Trump came to Washington County in an attempt to shore-up his Republican base. Despite trailing by 15% in the latest state polls, he is under the delusion that he can do what no Republican candidate has done since Reagan-carry Wisconsin. Don the Con and his advisers figured that Washington County was a safe place to hold his campaign stop. After all, we are (percentage-wise) the most Republican county in the state.

However, Washington County still has more Democratic voters than all but 14 of Wisconsin's counties. We certainly were not going to give Trump and his horde a free pass to spew their patented brand of hatred, unopposed. Not here. Not in our county. A good crowd of Dems and allies showed-up at the fairgrounds to wave the progressive flag. All of the protesters were local, most from Washington County.

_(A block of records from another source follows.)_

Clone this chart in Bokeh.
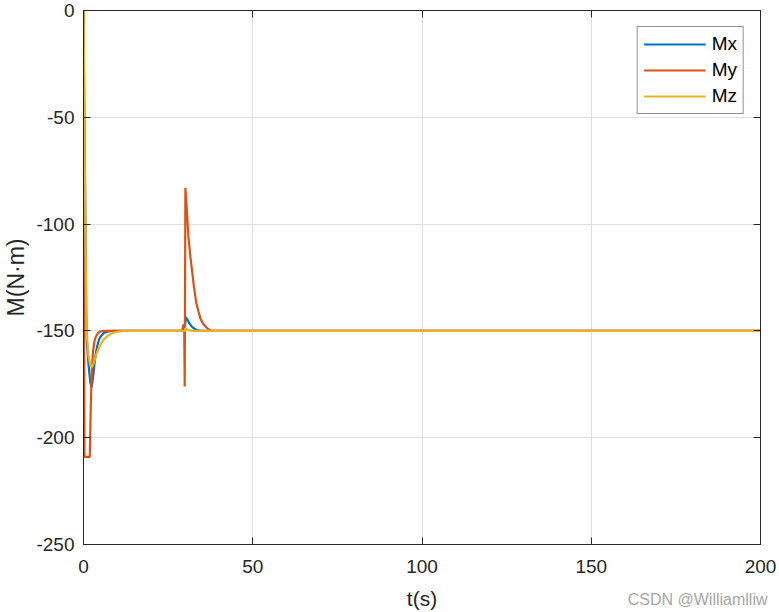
from bokeh.plotting import figure
from bokeh.models import Range1d, LinearAxis, FixedTicker, Legend, LegendItem, Title
from bokeh.embed import file_html
from bokeh.resources import INLINE

# ---- data ----
t_mx = [0, 0.4, 0.8, 1.0, 1.5, 2.0, 2.4, 2.8, 3.2, 3.6, 4.0, 4.5, 5.0, 6.0, 7.0, 8.0, 9.0,
        29.8, 30.0, 30.2, 30.6, 31.3, 32.0, 32.8, 33.5, 35.0, 200]
mx = [0, -70, -140, -155, -166, -174, -176.5, -172, -166, -161, -157.5, -154.5, -152.7, -151, -150.4, -150.1, -150,
      -150, -148, -143.5, -144.5, -146.5, -148, -149, -149.6, -150, -150]

t_my = [0, 0.1, 0.3, 1.85, 2.0, 2.2, 2.5, 2.8, 3.2, 3.7, 4.3, 5.0, 6.0,
        29.2, 29.5, 29.75, 29.9, 30.1, 30.4, 30.7, 31.0, 31.5, 32.0, 32.6, 33.3, 34.0, 34.6, 35.4, 36.3, 37.0, 37.8, 200]
my = [0, -110, -209, -209, -197, -182, -167, -160, -155, -152.5, -151, -150.3, -150,
      -150, -147, -149, -176, -83, -90, -98, -106, -114, -121, -129, -136.7, -141, -144.5, -146.8, -148.4, -149.3, -150, -150]

t_mz = [0, 0.4, 0.8, 1.0, 1.5, 2.0, 2.4, 3.0, 3.5, 4.0, 5.0, 6.0, 7.0, 8.0, 9.0, 10.0, 12.0,
        29.9, 30.1, 30.4, 31.0, 32.0, 200]
mz = [0, -75, -140, -152, -162, -166, -167, -165, -162.5, -160, -156.5, -154, -152.5, -151.5, -150.8, -150.4, -150,
      -150, -148.8, -149.2, -149.6, -150, -150]

series_names = ["Mx", "My", "Mz"]
colors = ["#0072BD", "#D95319", "#EDB120"]
x_ticks = [0, 50, 100, 150, 200]
y_ticks = [-250, -200, -150, -100, -50, 0]
x_label = "t(s)"
y_label = "M(N·m)"
watermark = "CSDN @Williamlliw"

FONT = "Liberation Sans"
DARK = "#262626"

p = figure(width=779, height=612, output_backend="svg", toolbar_location=None,
           x_range=Range1d(0, 200), y_range=Range1d(-250, 0),
           min_border_left=82, min_border_right=19, min_border_top=10, min_border_bottom=68)

p.outline_line_color = DARK
p.outline_line_width = 1
p.background_fill_color = "white"
p.border_fill_color = "white"

renderers = []
for tt, vv, c in zip([t_mx, t_my, t_mz], [mx, my, mz], colors):
    r = p.line(tt, vv, line_color=c, line_width=2.2)
    renderers.append(r)

# axes styling
for ax in (p.xaxis[0], p.yaxis[0]):
    ax.axis_line_color = DARK
    ax.major_tick_line_color = DARK
    ax.major_tick_in = 7
    ax.major_tick_out = 0
    ax.minor_tick_line_color = None
    ax.major_label_text_font = FONT
    ax.major_label_text_font_size = "19px"
    ax.major_label_text_color = DARK
    ax.axis_label_text_font = FONT
    ax.axis_label_text_font_style = "normal"
    ax.axis_label_text_color = DARK

p.xaxis[0].ticker = FixedTicker(ticks=x_ticks)
p.yaxis[0].ticker = FixedTicker(ticks=y_ticks)
p.xaxis[0].major_label_overrides = {v: str(v) for v in x_ticks}
p.yaxis[0].major_label_overrides = {v: str(v) for v in y_ticks}
p.xaxis[0].major_label_standoff = 15
p.yaxis[0].major_label_standoff = 9
p.xaxis[0].axis_label = x_label
p.xaxis[0].axis_label_text_font_size = "21px"
p.xaxis[0].axis_label_standoff = 11
p.yaxis[0].axis_label = y_label
p.yaxis[0].axis_label_text_font_size = "23px"
p.yaxis[0].axis_label_standoff = 4

# top / right box ticks (no labels)
top = LinearAxis(ticker=FixedTicker(ticks=x_ticks), major_label_overrides={v: "" for v in x_ticks},
                 major_label_text_font_size="0px", major_label_standoff=0,
                 major_tick_in=7, major_tick_out=0,
                 minor_tick_line_color=None, axis_line_color=DARK, major_tick_line_color=DARK)
right = LinearAxis(ticker=FixedTicker(ticks=y_ticks), major_label_overrides={v: "" for v in y_ticks},
                   major_label_text_font_size="0px", major_label_standoff=0,
                   major_tick_in=7, major_tick_out=0,
                   minor_tick_line_color=None, axis_line_color=DARK, major_tick_line_color=DARK)
p.add_layout(top, "above")
p.add_layout(right, "right")

p.grid.grid_line_color = "#dfdfdf"
p.xgrid.ticker = FixedTicker(ticks=x_ticks)
p.ygrid.ticker = FixedTicker(ticks=y_ticks)

legend = Legend(items=[LegendItem(label=n, renderers=[r]) for n, r in zip(series_names, renderers)],
                location="top_right")
legend.margin = 16
legend.padding = 6
legend.spacing = 4
legend.glyph_width = 62
legend.glyph_height = 20
legend.label_height = 20
legend.label_standoff = 6
legend.label_text_font = FONT
legend.label_text_font_size = "19px"
legend.label_text_color = "black"
legend.border_line_color = DARK
legend.border_line_width = 1
legend.background_fill_alpha = 1
p.add_layout(legend)

wm = Title(text=watermark, align="right", vertical_align="top", text_font=FONT, text_font_size="16px",
           text_font_style="normal", text_color="#a6a6a6", standoff=-44, offset=-7)
p.add_layout(wm, "below")

open("out.html", "w").write(file_html(p, INLINE))
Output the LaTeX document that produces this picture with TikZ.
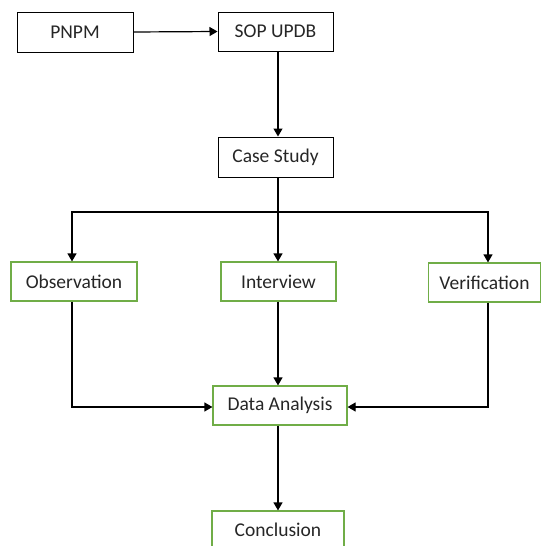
\documentclass[tikz,border=0pt]{standalone}
\usepackage{fontspec}
\setmainfont{Carlito}
\usetikzlibrary{arrows.meta}
\definecolor{boxgreen}{RGB}{112,173,71}
\begin{document}
\begin{tikzpicture}[x=1pt,y=-1pt,
  box/.style={draw=black,line width=1pt,inner sep=0pt,font=\fontsize{19.5}{22}\selectfont,text=black!85},
  gbox/.style={draw=boxgreen,line width=1.2pt,inner sep=0pt,font=\fontsize{19.5}{22}\selectfont,text=black!85},
  conn/.style={line width=1.2pt,-{Triangle[length=8pt,width=9pt]}},
  link/.style={line width=1.2pt}]
\useasboundingbox (0,0) rectangle (541,546);
\clip (0,0) rectangle (541,546);
\node[box,minimum width=116pt,minimum height=40pt] (pnpm) at (75,32) {PNPM};
\node[box,minimum width=115pt,minimum height=39pt] (sop) at (275.5,31.5) {SOP UPDB};
\node[box,minimum width=115pt,minimum height=40pt] (case) at (275.5,157) {Case Study};
\node[gbox,minimum width=126pt,minimum height=39pt] (obs) at (74,281.5) {Observation};
\node[gbox,minimum width=115pt,minimum height=39pt] (int) at (278.5,281.5) {Interview};
\node[gbox,minimum width=112pt,minimum height=39pt] (ver) at (484.5,282.5) {Verification};
\node[gbox,minimum width=134pt,minimum height=39pt] (da) at (280,405.5) {Data Analysis};
\node[gbox,minimum width=132pt,minimum height=38pt] (conc) at (278,530) {Conclusion};
\coordinate (mx) at (278,0);
\coordinate (lx) at (72,0);
\coordinate (rx) at (488,0);
\coordinate (top) at (278,212);
\coordinate (bot) at (0,407);
\draw[conn] (pnpm.east) -- (sop.west);
\draw[conn] (sop.south -| mx) -- (case.north -| mx);
\draw[link] (case.south -| mx) -- (top);
\draw[conn] (top) -| (obs.north -| lx);
\draw[conn] (top) -- (int.north -| mx);
\draw[conn] (top) -| (ver.north -| rx);
\draw[conn] (obs.south -| lx) |- (da.west |- bot);
\draw[conn] (ver.south -| rx) |- (da.east |- bot);
\draw[conn] (int.south -| mx) -- (da.north -| mx);
\draw[conn] (da.south -| mx) -- (conc.north -| mx);
\end{tikzpicture}
\end{document}
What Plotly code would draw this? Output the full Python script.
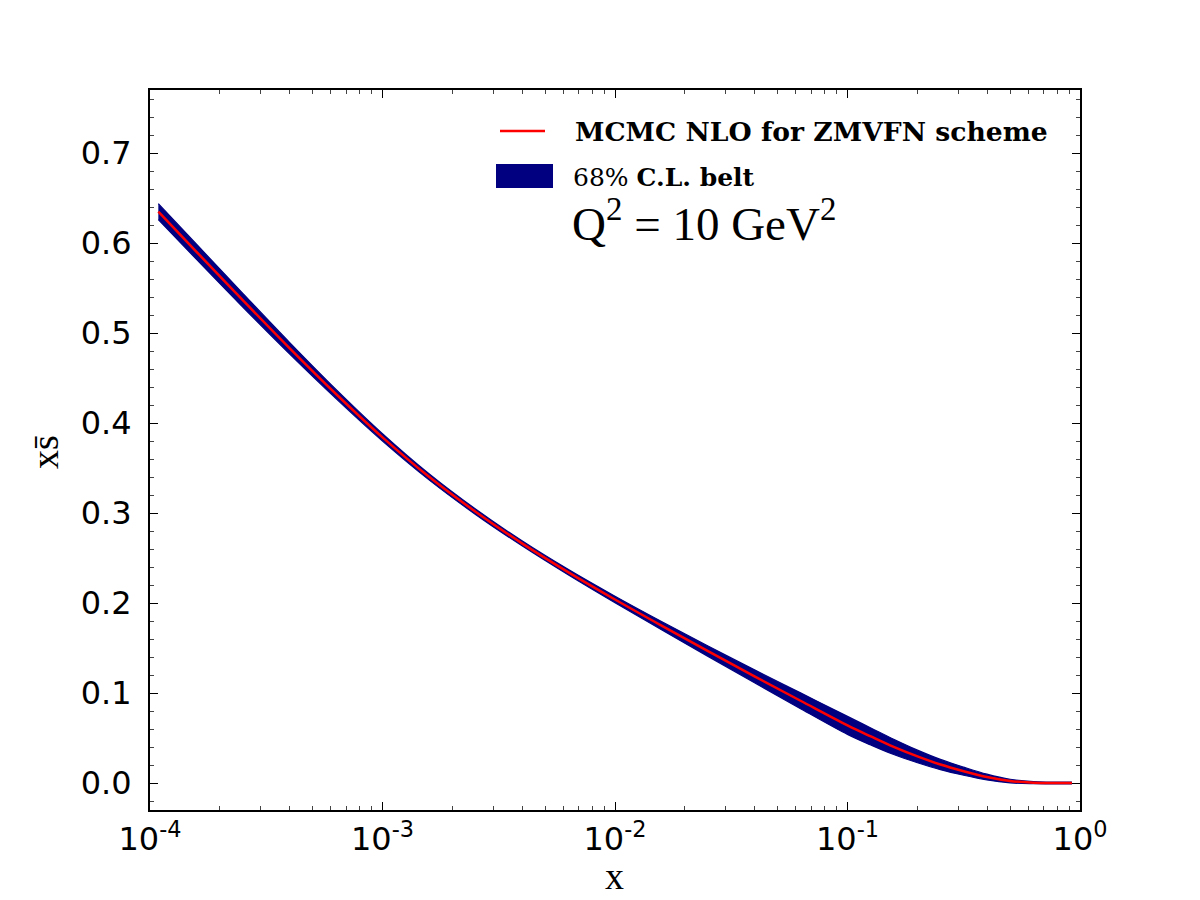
import plotly.graph_objects as go

# ---- data ----
x_vals = [1.086e-4, 1.585e-4, 2.512e-4, 3.981e-4, 6.31e-4, 1e-3, 1.585e-3, 2.512e-3,
          3.981e-3, 6.31e-3, 1e-2, 1.585e-2, 2.512e-2, 3.981e-2, 6.31e-2, 0.1, 0.126,
          0.158, 0.2, 0.251, 0.316, 0.398, 0.501, 0.631, 0.794, 0.923]
central = [0.6348, 0.5902, 0.5362, 0.4832, 0.4322, 0.3840, 0.3402, 0.3014,
           0.2663, 0.2341, 0.2039, 0.1749, 0.1465, 0.1185, 0.0911, 0.0640, 0.0517,
           0.0401, 0.0295, 0.0205, 0.0131, 0.0066, 0.0022, 0.0004, 0.0, 0.0]
half_width = [0.0089, 0.0084, 0.0076, 0.0064, 0.0051, 0.0041, 0.0034, 0.0030,
              0.0028, 0.0030, 0.0036, 0.0045, 0.0058, 0.0072, 0.0088, 0.0100, 0.0095,
              0.0085, 0.0070, 0.0057, 0.0045, 0.0032, 0.0020, 0.0012, 0.0010, 0.0010]
lower = [c - h for c, h in zip(central, half_width)]
upper = [c + h for c, h in zip(central, half_width)]

x_major = [1e-4, 1e-3, 1e-2, 1e-1, 1.0]
x_major_text = ["10<sup>-4</sup>", "10<sup>-3</sup>", "10<sup>-2</sup>", "10<sup>-1</sup>", "10<sup>0</sup>"]
x_minor = [k * 10.0 ** d for d in range(-4, 0) for k in range(2, 10)]

NAVY = "#000080"
RED = "#ff0000"

fig = go.Figure()
fig.add_trace(go.Scatter(x=x_vals, y=lower, mode="lines", line=dict(color=NAVY, width=1.2, shape="spline"),
                         showlegend=False, hoverinfo="skip"))
fig.add_trace(go.Scatter(x=x_vals, y=upper, mode="lines", line=dict(color=NAVY, width=1.2, shape="spline"),
                         fill="tonexty", fillcolor=NAVY, showlegend=False, hoverinfo="skip"))
fig.add_trace(go.Scatter(x=x_vals, y=central, mode="lines", line=dict(color=RED, width=2.5, shape="spline"),
                         showlegend=False))

W, H = 1200, 900
L, R, T, B = 150, 120, 90, 90
pw, ph = W - L - R, H - T - B

def px(xp):
    return (xp - L) / pw

def py(yp):
    return (H - B - yp) / ph

axis_common = dict(showline=True, linecolor="black", linewidth=2, mirror="allticks",
                   ticks="inside", ticklen=8, tickwidth=1, tickcolor="black",
                   showgrid=False, zeroline=False)

fig.update_layout(
    width=W, height=H,
    margin=dict(l=L, r=R, t=T, b=B, autoexpand=False),
    plot_bgcolor="white", paper_bgcolor="white",
    xaxis=dict(type="log", range=[-4, 0], tickvals=x_major, ticktext=x_major_text,
               tickfont=dict(family="DejaVu Sans", size=32, color="black"),
               ticklabelstandoff=0,
               minor=dict(tickvals=x_minor, ticks="inside", ticklen=4, tickwidth=1, tickcolor="#444"),
               **axis_common),
    yaxis=dict(range=[-0.03, 0.77], tick0=0, dtick=0.1, tickformat=".1f",
               tickfont=dict(family="DejaVu Sans", size=32, color="black"),
               ticklabelstandoff=10,
               minor=dict(dtick=0.02, ticks="inside", ticklen=4, tickwidth=1, tickcolor="#444"),
               **axis_common),
    showlegend=False,
)

# legend symbols
fig.add_shape(type="line", xref="paper", yref="paper", x0=px(500), x1=px(545), y0=py(131), y1=py(131),
              line=dict(color=RED, width=2.5))
fig.add_shape(type="rect", xref="paper", yref="paper", x0=px(496), x1=px(553), y0=py(188), y1=py(164),
              fillcolor=NAVY, line=dict(width=0))

serif_b = "DejaVu Serif"
serif = "Liberation Serif"
fig.add_annotation(xref="paper", yref="paper", x=px(573), y=py(131), xanchor="left", yanchor="middle",
                   text="<b>MCMC NLO for ZMVFN scheme</b>", showarrow=False,
                   font=dict(family=serif_b, size=26.6, color="black"))
fig.add_annotation(xref="paper", yref="paper", x=px(571), y=py(177), xanchor="left", yanchor="middle",
                   text="68% <b>C.L. belt</b>", showarrow=False,
                   font=dict(family=serif_b, size=25, color="black"))
fig.add_annotation(xref="paper", yref="paper", x=px(570), y=py(220), xanchor="left", yanchor="middle",
                   text="Q<sup>2</sup> = 10 GeV<sup>2</sup>", showarrow=False,
                   font=dict(family=serif, size=47, color="black"))

# axis titles
fig.add_annotation(xref="paper", yref="paper", x=px(614), y=py(899), xanchor="center", yanchor="bottom",
                   text="x", showarrow=False, font=dict(family=serif, size=38, color="black"))
fig.add_annotation(xref="paper", yref="paper", x=px(45), y=py(452), xanchor="center", yanchor="middle",
                   text="xs\u0304", textangle=-90, showarrow=False, font=dict(family=serif, size=38, color="black"))

fig.write_html("out.html")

At any one time, the protesters numbered about forty people. The crowd had a bi-modal age distribution. There were plenty of old people like me. Encouragingly, there were also a lot of college-aged kids. I guess neither of these groups are trying to raise a family or focus on their career right now. Both old and young have time to devote to changing the world. Everyone had a sign of some sort, many quite clever. My own sign is pictured above. (the baby is my 3-month old grandson, "Otis")

As expected, the Trump crowd was almost exclusively white, slack-jawed, and gray-haired. Many in the crowd were so decrepit that the GOP would do well to strongly encourage early voting. Men greatly outnumbered women. Almost everyone attending seemed angry. Angry at the protesters. Angry at the country. Angry at life in general. 


A very long line of Trumpsters waited outside of the hall to pass through security. They must have been patting people down for smuggled copies of the Constitution.

While we were pretty far removed from the line of Trumpsters entering the auditorium, there were plenty of Cheeto-Jesus disciples walking or driving past us on their way to see their hero. Many of them felt obliged to flip us the bird, give thumbs down, or tell us in so many words that we were misguided. Pretty tame stuff for anyone involved in the recalls.

Many believed the GOP meme that we protesters were either employees of the Hillary campaign ("Who is paying you?") or don't have a job ("Go to work!"). Well, which is it?

One man must have learned his street invectives from Moe Howard, calling us "imbeciles", "morons", and "idiots". Another yelled-"We will build our wall and put you on the other side of it!" Yet another one said, "You Dems just want free things!"

To almost everyone who treated the protestors with disrespect, we answered with "Have a nice day!"

Things were just getting started about 4:30. A steady stream of cars kept coming into the Fairgrounds at least until 7:30, when a headache forced me to go home. Trump was running late and did not speak to the crowd until well after 9:00.

We were surrounded by vendors selling Trump and GOP swag. Many of these entrepreneurs travel with the campaign nationwide and contribute to the carnival atmosphere. Pundits who call Trump a carnival barker are spot on.

The biggest winners of the night were the people selling the "Hillary for Prison" t-shirts that appeared to be the uniform of choice. They succeeded in getting hundreds of gullible rubes to spend $20 apiece on something they would be ashamed (and scared) to wear outside of a Trump rally.


1 comment:

  1. Towards the end we had a small group of young people come up from Milwaukee after attending a protest there. So at that point we had about 50 people. But all the way through it was friendly spirited crowd on our part.